In June, 57% of trading days saw fixed income receive more inflows, down from 62% of days in May. Overall, net transfer activity moved away from diversified equities (equity assets excluding company stock) by $13 million (0.01%). For the quarter ending June 30, 62% of trading days favored fixed income funds.
Bond funds received the most inflows in June with $108 million (34%), followed by premixed funds at $68 million (21%), and international funds with $60 million (19%). Most equity-based asset classes had net outflows during the month. Company stock funds led the net outflow activity with $158 million (50%) transferring out, followed by small U.S. equity funds with $98 million (31%) and specialty/sector funds at $25 million (8%).

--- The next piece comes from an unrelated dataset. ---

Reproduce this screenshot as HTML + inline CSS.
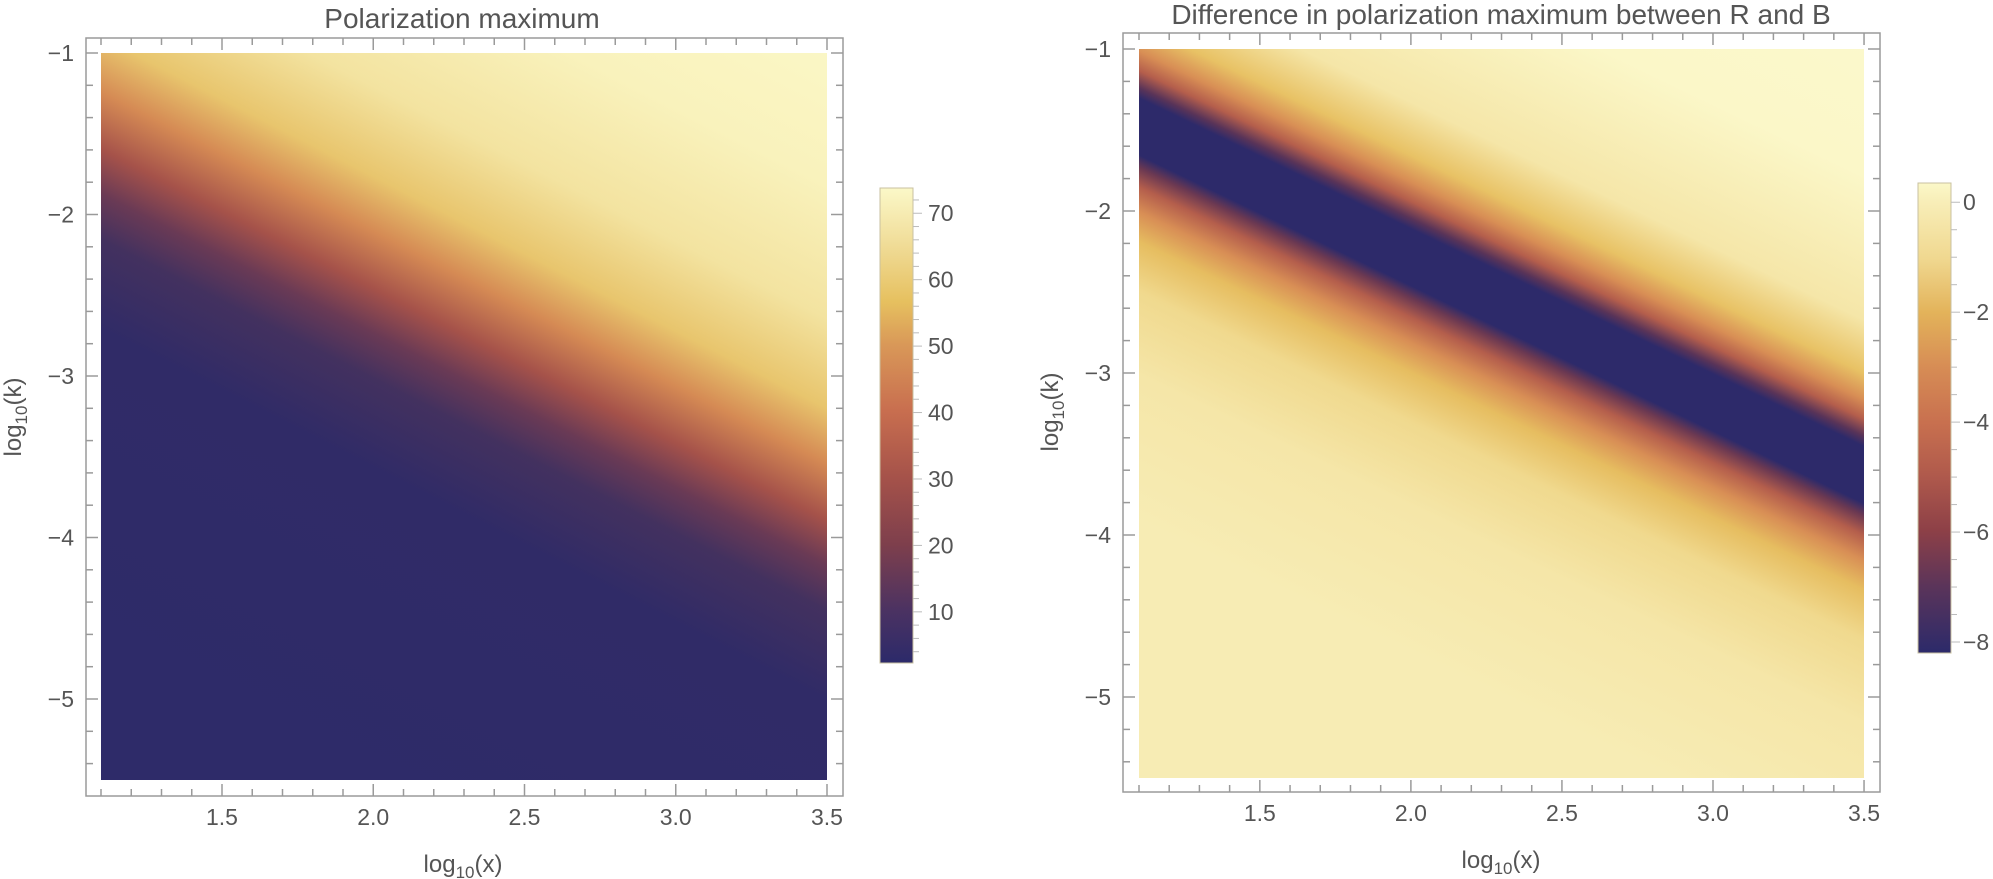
<!DOCTYPE html>
<html><head><meta charset="utf-8">
<style>
html,body{margin:0;padding:0;background:#fff;}
svg{display:block;}
text{font-family:"Liberation Sans",sans-serif;fill:#555;}
</style></head>
<body>
<svg id="s" width="1993" height="879" viewBox="0 0 1993 879" xmlns="http://www.w3.org/2000/svg">
<defs>
<linearGradient id="gL" gradientUnits="userSpaceOnUse" x1="669" y1="-66" x2="259" y2="736">
<stop offset="0" stop-color="#fbf8c8"/>
<stop offset="0.167" stop-color="#f9f2bc"/>
<stop offset="0.3" stop-color="#f3e3a0"/>
<stop offset="0.389" stop-color="#e8c56d"/>
<stop offset="0.444" stop-color="#d58a54"/>
<stop offset="0.5" stop-color="#a5524a"/>
<stop offset="0.544" stop-color="#6a3a55"/>
<stop offset="0.589" stop-color="#43315f"/>
<stop offset="0.678" stop-color="#302b67"/>
<stop offset="1" stop-color="#2e2b69"/>
</linearGradient>
<linearGradient id="gR" gradientUnits="userSpaceOnUse" x1="1673" y1="-60" x2="1327" y2="660">
<stop offset="0" stop-color="#fbf8cc"/>
<stop offset="0.162" stop-color="#fbf7c8"/>
<stop offset="0.325" stop-color="#f5e6a8"/>
<stop offset="0.385" stop-color="#e8c265"/>
<stop offset="0.415" stop-color="#d88e55"/>
<stop offset="0.437" stop-color="#b45e4c"/>
<stop offset="0.456" stop-color="#5a3458"/>
<stop offset="0.468" stop-color="#2d2a6a"/>
<stop offset="0.532" stop-color="#2d2a6a"/>
<stop offset="0.546" stop-color="#6a3852"/>
<stop offset="0.568" stop-color="#b45e4c"/>
<stop offset="0.596" stop-color="#d88e55"/>
<stop offset="0.63" stop-color="#e6bd60"/>
<stop offset="0.686" stop-color="#f0d98e"/>
<stop offset="0.782" stop-color="#f5e6a8"/>
<stop offset="0.95" stop-color="#f7ecb4"/>
<stop offset="1" stop-color="#f7ecb4"/>
</linearGradient>
<linearGradient id="cL" x1="0" y1="0" x2="0" y2="1">
<stop offset="0" stop-color="#fbf8c8"/>
<stop offset="0.12" stop-color="#f0dc97"/>
<stop offset="0.24" stop-color="#e6c05f"/>
<stop offset="0.33" stop-color="#d99858"/>
<stop offset="0.47" stop-color="#c86e4f"/>
<stop offset="0.61" stop-color="#a5524a"/>
<stop offset="0.75" stop-color="#7e3f4c"/>
<stop offset="0.89" stop-color="#4b3262"/>
<stop offset="1" stop-color="#2c2a6a"/>
</linearGradient>
<linearGradient id="cR" x1="0" y1="0" x2="0" y2="1">
<stop offset="0" stop-color="#fbf8c8"/>
<stop offset="0.04" stop-color="#f8eeb8"/>
<stop offset="0.16" stop-color="#f0d890"/>
<stop offset="0.275" stop-color="#e3b35a"/>
<stop offset="0.39" stop-color="#d78d55"/>
<stop offset="0.51" stop-color="#c8704f"/>
<stop offset="0.62" stop-color="#b05a4c"/>
<stop offset="0.74" stop-color="#8d4047"/>
<stop offset="0.86" stop-color="#5a345a"/>
<stop offset="1" stop-color="#2c2a6a"/>
</linearGradient>
</defs>

<rect x="101" y="53" width="726" height="727" fill="url(#gL)"/>
<rect x="1139" y="49" width="725" height="729" fill="url(#gR)"/>

<rect x="880" y="188" width="33" height="475" fill="url(#cL)" stroke="#c8c0a0" stroke-width="1"/>
<rect x="1918" y="183" width="33" height="470" fill="url(#cR)" stroke="#c8c0a0" stroke-width="1"/>

<text x="462" y="28" font-size="28" text-anchor="middle">Polarization maximum</text>
<text x="1501" y="24" font-size="28" text-anchor="middle">Difference in polarization maximum between R and B</text>

<text x="463" y="872" font-size="24" text-anchor="middle">log<tspan font-size="17" dy="6">10</tspan><tspan dy="-6">(x)</tspan></text>
<text x="1501" y="868" font-size="24" text-anchor="middle">log<tspan font-size="17" dy="6">10</tspan><tspan dy="-6">(x)</tspan></text>
<text transform="translate(21,417) rotate(-90)" font-size="24" text-anchor="middle">log<tspan font-size="17" dy="6">10</tspan><tspan dy="-6">(k)</tspan></text>
<text transform="translate(1058,412) rotate(-90)" font-size="24" text-anchor="middle">log<tspan font-size="17" dy="6">10</tspan><tspan dy="-6">(k)</tspan></text>
<g id="g"></g>
</svg>
<script>
(function(){
var g=document.getElementById('g'),h='';
function ln(x1,y1,x2,y2,c,w){h+='<line x1="'+x1+'" y1="'+y1+'" x2="'+x2+'" y2="'+y2+'" stroke="'+(c||'#9a9a9a')+'" stroke-width="'+(w||1.5)+'"/>';}
function tx(x,y,s,a){h+='<text x="'+x+'" y="'+y+'" font-size="23" text-anchor="'+a+'">'+s+'</text>';}
function plot(P){
 h+='<rect x="'+P.x0+'" y="'+P.y0+'" width="'+(P.x1-P.x0)+'" height="'+(P.y1-P.y0)+'" fill="none" stroke="#9a9a9a" stroke-width="1.5"/>';
 for(var i=0;i<=24;i++){
  var v=1.1+i*0.1, x=P.dx+(v-1.1)*P.sx, maj=(i%5==4);
  var L=maj?12:7;
  ln(x,P.y1,x,P.y1-L); ln(x,P.y0,x,P.y0+L);
  if(maj) tx(x,P.y1+29,v.toFixed(1),'middle');
 }
 for(var j=0;j<=22;j++){
  var k=-1-j*0.2, y=P.dy+(-1-k)*P.sy, maj=(j%5==0);
  var L=maj?12:7;
  ln(P.x0,y,P.x0+L,y); ln(P.x1,y,P.x1-L,y);
  if(maj) tx(P.x0-12,y+8,'\u2212'+Math.round(-k),'end');
 }
}
plot({x0:86,x1:843,y0:38,y1:796,dx:101,sx:302.5,dy:53,sy:161.5});
plot({x0:1123,x1:1880,y0:33,y1:792,dx:1139,sx:302.1,dy:49,sy:162});
for(var v=4;v<=72;v+=2){var y=663-(v-2.3)*475/71.5;var maj=(v%10==0);ln(913,y,maj?922:919,y,'#bbb',1);if(maj)tx(928,y+8,v,'start');}
for(var v=-8;v<=0.01;v+=0.5){var y=183+(0.35-v)*470/8.55;var maj=(Math.abs(v%2)<0.01);ln(1951,y,maj?1960:1957,y,'#bbb',1);if(maj)tx(1963,y+8,(v<0?'\u2212':'')+Math.abs(v),'start');}
g.innerHTML=h;
})();
</script>
</body></html>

June was another positive month for the global equity markets. The emerging equity markets, as measured by the MSCI Emerging Markets Index, led the way with a return of 2.7%. This is the fifth consecutive month that this index has posted a positive gain. Both U.S. equities and non-U.S. equities also posted positive results for the month, as the S&P 500 Index gained 2.1% and the MSCI All Country World ex-U.S. Index gained 1.7%. The fixed income market, as measured by the Barclays U.S. Aggregate Index, returned 0.1% during the month.
After incorporating trading and market activity, participants’ overall allocation to equities at the end of June stood at 65.5%, a marginal increase from 65.4% at the end of May. Future contributions to equities remained unchanged at 66.6%.